France and Germany halt partnership to develop European fighter jet

France and Germany have officially abandoned the fighter jet component of their joint Future Combat Air System (FCAS), after concluding that the industrial partners, Dassault Aviation and Airbus, will never be able to reach an agreement. The decision, announced on June 8, 2026, was described by officials in Berlin as a shared assessment by President Emmanuel Macron and Chancellor Friedrich Merz, who acknowledged the “reality” that the companies “will not be able to come together”. The collapse of the €100 billion programme deals a heavy blow to European defence cooperation, which has already been under strain from decades of underinvestment and the twin pressures of a hostile Russia and an increasingly unreliable United States.
Irreconcilable company disputes
The root cause of the project’s failure lies in persistent disagreements between Dassault Aviation – representing French interests – and the European aerospace group Airbus, which speaks for Germany and Spain. Dassault reportedly insisted on being the lead partner in the jet’s development in order to protect its intellectual property, while Airbus pushed for a more equal partnership involving significant technology transfers. The head of Dassault, Éric Trappier, had previously insisted that the company could handle the project alone and did not want it to be “co-managed”. On the other side, Airbus CEO Guillaume Faury had suggested a “two-fighter solution” to break the deadlock, allowing separate national development while maintaining cooperation on other FCAS elements. Trappier rejected that approach outright.
Beyond industrial control, the two countries were at loggerheads over the type of aircraft itself. France sought a single European model, but Germany argued that its needs were not the same because French planes must carry nuclear weapons and land on aircraft carriers – requirements that do not apply to the German air force. Germany proposed developing two distinct aircraft under the FCAS umbrella, a suggestion France reportedly rejected. Chancellor Merz had also openly questioned whether developing a crewed sixth-generation fighter jet still makes strategic sense for his country’s air force, noting that EU member states do not all share the same military hardware requirements.
Failed mediation and last-ditch efforts
Macron and Merz had both tried unsuccessfully to persuade Airbus and Dassault to reach an agreement. Despite public declarations by both leaders that they were determined for the project to succeed, the rift between Paris and Berlin had become increasingly clear in recent months. In March 2026, two mediators – one from each country – were tasked with coming up with proposals to rescue the initiative, but they were unable to do so. The project had already missed a late-2025 deadline for transitioning to Phase 2, and the German federal budget deadline in mid-April 2026 had added further pressure. The decision to announce the end of the troubled project was discussed by Macron and Merz on the sidelines of a summit between EU and western Balkans leaders in Montenegro.
Continued elements: drones and the combat cloud
Despite the abandonment of the fighter jet, both governments intend to press ahead with other components of the FCAS programme. European sources told Reuters that the development of drones and a high-security combat data cloud could continue.
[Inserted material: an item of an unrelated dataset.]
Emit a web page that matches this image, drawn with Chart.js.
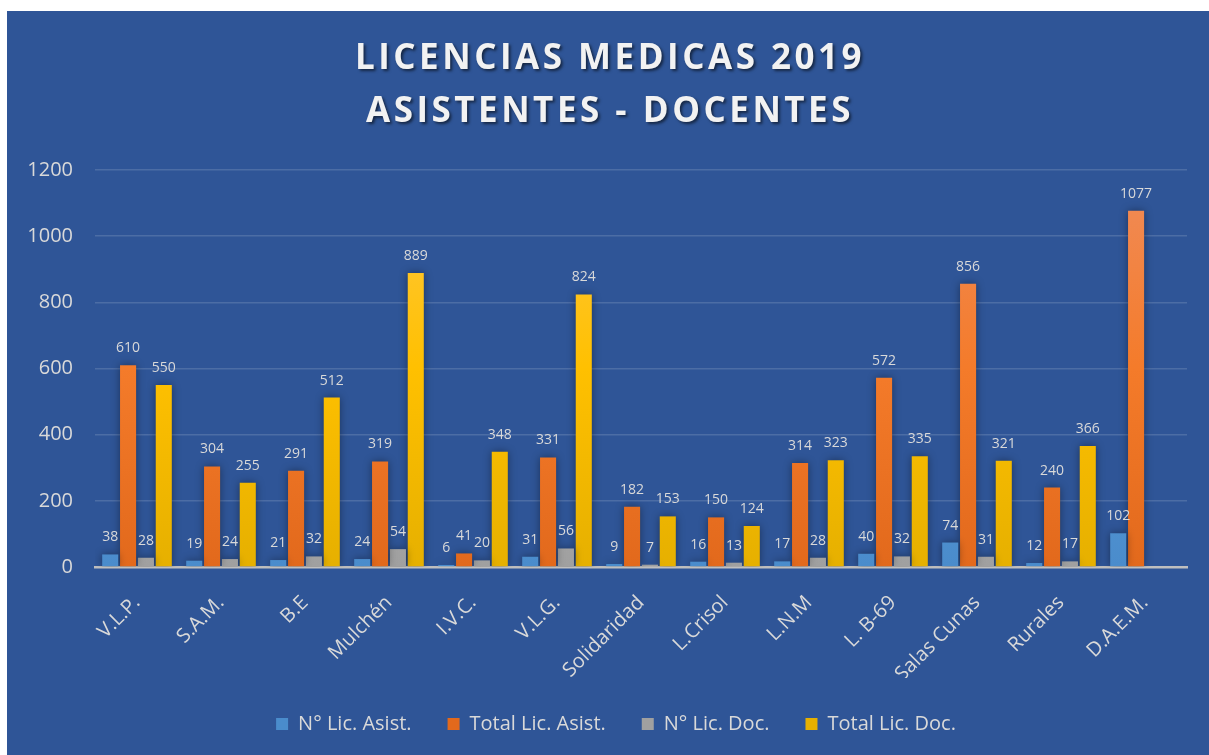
<!DOCTYPE html>
<html>
<head>
<meta charset="utf-8">
<script src="https://cdn.jsdelivr.net/npm/chart.js@4.4.1/dist/chart.umd.min.js"></script>
<style>
  html, body { margin: 0; padding: 0; background: #fff; }
  .panel {
    position: absolute; left: 7px; top: 11px;
    width: 1202px; height: 744px;
    background: #2f5597;
  }
</style>
</head>
<body>
<div class="panel">
  <canvas id="licChart" width="1202" height="744"></canvas>
</div>
<script>
const categories = ['V.L.P.', 'S.A.M.', 'B.E', 'Mulchén', 'I.V.C.', 'V.L.G.', 'Solidaridad',
  'L.Crisol', 'L.N.M', 'L. B-69', 'Salas Cunas', 'Rurales', 'D.A.E.M.'];
const nLicAsist = [38, 19, 21, 24, 6, 31, 9, 16, 17, 40, 74, 12, 102];
const totalLicAsist = [610, 304, 291, 319, 41, 331, 182, 150, 314, 572, 856, 240, 1077];
const nLicDoc = [28, 24, 32, 54, 20, 56, 7, 13, 28, 32, 31, 17, null];
const totalLicDoc = [550, 255, 512, 889, 348, 824, 153, 124, 323, 335, 321, 366, null];
const yTicks = [0, 200, 400, 600, 800, 1000, 1200];
const titleLines = ['LICENCIAS MEDICAS 2019', 'ASISTENTES - DOCENTES'];

const textGray = '#d9d9d9';
const fontFam = "'Open Sans', sans-serif";

// vertical gradient for each bar series
function barGradient(top, mid, bottom) {
  return (c) => {
    const area = c.chart.chartArea;
    if (!area) return mid;
    const el = c.element;
    const y0 = el && el.y !== undefined ? el.y : area.top;
    const y1 = el && el.base !== undefined ? el.base : area.bottom;
    if (!isFinite(y0) || !isFinite(y1) || y0 === y1) return mid;
    const g = c.chart.ctx.createLinearGradient(0, y0, 0, y1);
    g.addColorStop(0, top);
    g.addColorStop(0.5, mid);
    g.addColorStop(1, bottom);
    return g;
  };
}

// soft shadow behind the bars
const barShadow = {
  id: 'barShadow',
  beforeDatasetsDraw(chart) {
    const ctx = chart.ctx;
    ctx.save();
    ctx.shadowColor = 'rgba(0, 0, 0, 0.4)';
    ctx.shadowBlur = 8;
  },
  afterDatasetsDraw(chart) {
    chart.ctx.restore();
  }
};

// value labels above each bar
const valueLabels = {
  id: 'valueLabels',
  afterDatasetsDraw(chart) {
    const ctx = chart.ctx;
    ctx.save();
    ctx.font = '14px ' + fontFam;
    ctx.fillStyle = textGray;
    ctx.textAlign = 'center';
    ctx.textBaseline = 'bottom';
    chart.data.datasets.forEach((ds, i) => {
      const meta = chart.getDatasetMeta(i);
      meta.data.forEach((bar, j) => {
        const v = ds.data[j];
        if (v === null || v === undefined) return;
        ctx.fillText(String(v), bar.x, bar.y - 10);
      });
    });
    ctx.restore();
  }
};

// spaced-out title with a drop shadow
const spacedTitle = {
  id: 'spacedTitle',
  afterDraw(chart) {
    const ctx = chart.ctx;
    ctx.save();
    ctx.font = 'bold 35px ' + fontFam;
    ctx.letterSpacing = '3.5px';
    ctx.fillStyle = '#f2f2f2';
    ctx.textAlign = 'center';
    ctx.textBaseline = 'middle';
    ctx.shadowColor = 'rgba(0, 0, 0, 0.55)';
    ctx.shadowBlur = 3;
    ctx.shadowOffsetX = 2;
    ctx.shadowOffsetY = 2;
    const cx = chart.width / 2 + 2;
    titleLines.forEach((line, i) => {
      ctx.fillText(line, cx, 48 + i * 53);
    });
    ctx.restore();
  }
};

// nudge the legend row so it sits centred under the whole panel
const legendShift = {
  id: 'legendShift',
  beforeDraw(chart) {
    if (chart.legend) {
      chart.legend.left += 19;
      chart.legend.right += 19;
    }
  }
};

const ctx = document.getElementById('licChart').getContext('2d');

new Chart(ctx, {
  type: 'bar',
  data: {
    labels: categories,
    datasets: [
      {
        label: 'N° Lic. Asist.',
        data: nLicAsist,
        backgroundColor: barGradient('#78b0e3', '#5b9bd5', '#4a8ccc')
      },
      {
        label: 'Total Lic. Asist.',
        data: totalLicAsist,
        backgroundColor: barGradient('#f08c5a', '#f47b2a', '#e2691c')
      },
      {
        label: 'N° Lic. Doc.',
        data: nLicDoc,
        backgroundColor: barGradient('#c4c4c4', '#b0b0b0', '#a0a0a0')
      },
      {
        label: 'Total Lic. Doc.',
        data: totalLicDoc,
        backgroundColor: barGradient('#ffc845', '#ffc000', '#e6b000')
      }
    ]
  },
  options: {
    responsive: false,
    animation: false,
    datasets: {
      bar: { categoryPercentage: 0.85, barPercentage: 0.9 }
    },
    layout: { padding: { left: 0, right: 22, top: 159, bottom: 11 } },
    scales: {
      y: {
        min: 0,
        max: 1200,
        afterBuildTicks: (scale) => { scale.ticks = yTicks.map(v => ({ value: v })); },
        afterFit: (scale) => { scale.width = 88; },
        grid: { color: 'rgba(255, 255, 255, 0.14)', lineWidth: 1.5, drawTicks: false },
        border: { display: false },
        ticks: {
          color: textGray,
          padding: 22,
          font: { family: fontFam, size: 20 },
          callback: (v) => String(v)
        }
      },
      x: {
        afterFit: (scale) => { scale.height = 111; },
        grid: { display: false, drawTicks: false },
        border: { display: true, color: '#bfbfbf', width: 2.5 },
        ticks: {
          color: textGray,
          padding: 24,
          minRotation: 45,
          maxRotation: 45,
          autoSkip: false,
          font: { family: fontFam, size: 20 }
        }
      }
    },
    plugins: {
      title: { display: false },
      legend: {
        position: 'bottom',
        labels: {
          color: textGray,
          boxWidth: 12,
          boxHeight: 12,
          padding: 36,
          font: { family: fontFam, size: 20 }
        }
      },
      tooltip: { enabled: false }
    }
  },
  plugins: [barShadow, valueLabels, spacedTitle, legendShift]
});
</script>
</body>
</html>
A German government source confirmed to AFP that “the actual core of FCAS is to be continued as a European system”, describing it as a “nervous system that networks aircraft, drones and other components into an integrated whole”. This networked architecture – often called the “Combat Cloud” or “system of systems” – is designed to connect various weapons platforms, sensors and data links into a unified operational picture. Airbus CEO Guillaume Faury had previously emphasised the importance of these elements, expressing optimism about the FCAS system as a whole even as the fighter component stalled.
Broader European defence context
The FCAS project was launched in July 2017 by President Macron and then-Chancellor Angela Merkel as a flagship of Franco-German defence cooperation and a symbol of European strategic autonomy. It was intended to replace France’s Rafale jets and the Eurofighter used by Germany and Spain by around 2040. Its failure underscores deep challenges facing European defence collaboration. The European Defence Industrial Strategy (EDIS), unveiled in March 2024, set a goal of enhancing EU defence readiness and industrial capacity by 2035, proposing a €1.5 billion European Defence Industry Programme. Yet the bloc’s defence industrial base remains fragmented and heavily reliant on non-EU suppliers: over three-quarters of defence acquisitions by EU member states between Russia’s full-scale invasion of Ukraine and June 2023 were from outside the EU, with 63% coming from the US alone. Other initiatives – such as the European Defence Fund, Permanent Structured Cooperation (PESCO), and the European Drone Defence Initiative – also aim to deepen cooperation, but the failure of FCAS shows how national sovereignty and divergent interests can stall even the most ambitious projects.
Macron’s office did not immediately comment on the announcement, but with French elections scheduled for next year, Paris is understood to see some form of positive outcome from one of the outgoing president’s landmark projects as important. There was no immediate comment from Dassault or Airbus.